すぐに鳥居と建物が見えてきてさらに進むと八耳堂に出ます。小さいながらも歴史ある建物の風格があります。
八耳堂の前には宝篋印塔や石仏があり、これらは飯能市の有形文化財に指定されているようです。
飯能市有形文化財指定
八耳堂宝篋印塔及び銅板経ほか塔内納入品
平成七年九月宝篋印塔の解体修理のとき、塔身部に銅板経、舎利種子墨書等が納入されていたのが発見された。
銅板経は、漆書きされ、こうした一括納入品は全国的にも類例が少なく、当時の信仰形態を知るうえで貴重である。なお、本納入品類は、飯能市郷土館に保管されています。
平成十年 卯月
金蔵寺檀家
八耳堂と軍茶利神社
八耳堂の向かいには観光解説板が設置されていて、この地方の信仰の歴史などについての解説が書かれています。
八耳堂と軍荼利神社
八耳堂は、真言宗の寺、金輛無量院金蔵寺の仏堂で、太子堂とも呼ばれている。本尊は、聖徳太子(厩戸皇子)を祀り、保元年間(1156~1158年)に建立されたといわれているが、現在の建物は、文政三年三月(1802年)に再建したものである。
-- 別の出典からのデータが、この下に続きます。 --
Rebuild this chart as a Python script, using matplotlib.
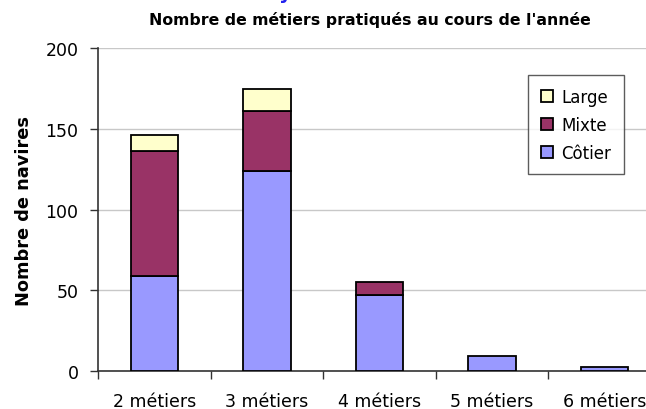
import numpy as np
from matplotlib import pyplot as plt

plt.rcParams["font.family"] = ["DejaVu Sans"]

categories = ["2 métiers", "3 métiers", "4 métiers", "5 métiers", "6 métiers"]
cotier = [59, 124, 47, 9, 2]
mixte = [77, 37, 8, 0, 0]
large = [10, 14, 0, 0, 0]

colors = {"Côtier": "#9999FF", "Mixte": "#993366", "Large": "#FFFFCC"}

fig = plt.figure(figsize=(6.46, 4.10), dpi=100)
ax = fig.add_axes([98 / 646, 38.3 / 410, 563 / 646, 322.4 / 410])

x = np.arange(len(categories))
w = 0.42
bottom = np.zeros(len(categories))
handles = {}
for name, vals in [("Côtier", cotier), ("Mixte", mixte), ("Large", large)]:
    vals = np.array(vals, dtype=float)
    keep = vals > 0
    bars = ax.bar(x[keep], vals[keep], w, bottom=bottom[keep], color=colors[name],
                  edgecolor="black", linewidth=1.3, label=name, zorder=3)
    handles[name] = bars
    bottom += vals

ax.set_xlim(-0.5, len(categories) - 0.5)
ax.set_ylim(0, 200)
ax.set_yticks([0, 50, 100, 150, 200])
ax.yaxis.grid(True, color="#c8c8c8", lw=1)
ax.set_axisbelow(True)

ax.set_xticks(x)
ax.set_xticklabels(categories, fontsize=12.5)
ax.tick_params(axis="x", which="major", length=0, pad=15)
ax.set_xticks(np.arange(-0.5, len(categories)), minor=True)
ax.tick_params(axis="x", which="minor", length=6, width=1, color="#333333")
ax.tick_params(axis="y", length=6, width=1, color="#333333", labelsize=12.5, pad=8)

for s in ("top", "right"):
    ax.spines[s].set_visible(False)
for s in ("left", "bottom"):
    ax.spines[s].set_color("#333333")
    ax.spines[s].set_linewidth(1.2)

ax.set_ylabel("Nombre de navires", fontsize=12.8, fontweight="bold", labelpad=9)

# legend lists the stack top-down
leg = ax.legend([handles["Large"], handles["Mixte"], handles["Côtier"]],
                ["Large", "Mixte", "Côtier"], loc="upper left",
                bbox_to_anchor=(430 / 563, 1 - 27 / 322.4), fontsize=12,
                frameon=True, fancybox=False, edgecolor="#333333",
                handlelength=0.75, handleheight=0.75, handletextpad=0.5,
                labelspacing=0.6, borderpad=0.75, borderaxespad=0)
leg.get_frame().set_linewidth(1)

fig.text(370 / 646, 1 - 20 / 410, "Nombre de métiers pratiqués au cours de l'année",
         ha="center", va="center", fontsize=11.3, fontweight="bold")
fig.text(285 / 646, 1 + 1 / 410, "y", ha="center", va="baseline",
         fontsize=14, fontweight="bold", color="#2222EE")

fig.savefig("out.png", dpi=100)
この奥手に軍荼利神社があり、鎌倉時代の建仁二年(1202年)飯能地方の武士、大河原史郎が創建したと伝えている。大河原氏は、この地方の殿屋敷と呼ばれる場所に居住し、当社の南方に位置する龍崖山に砦を造って非常に備えると共に、金蔵寺とこの神社を厚く信仰したという。
神社は、天和二年(1682年)火災にあったが、のちに再建された。
昭和五十五年三月
埼玉県
八耳堂から駐車場までは車道歩き
八耳堂の境内を通り抜けると舗装道路に出ます。そこを左へ曲がり700mほど歩くと道が直進と左折に分岐します。ここを左に曲がり坂道を200mほど登っていくと駐車場に戻ります。
まとめ
積雪期登山をしない方は、冬から早春にかけては登る山が限定されて困っている方も多いのではないでしょうか。そんな中でおすすめするのがこの低山を周回するルートです。
飯能市内にある柏木山と龍崖山はどちらも標高が300m前後と真冬でも安心して登ることができます。
また山頂からの展望も素晴らしく、空気の乾燥した冬には遠く群馬県の山並みなどもくっきりと見通せる日が多いのも魅力の一つです。周回ルート上には無料の駐車スペースが3ケ所もあり、どこに車を駐車しても、どっち廻りでも楽しめます。
低山なので夏の暑い日はおすすめできませんが、早春、晩秋そして冬にはぜひ歩いてみてほしい山です。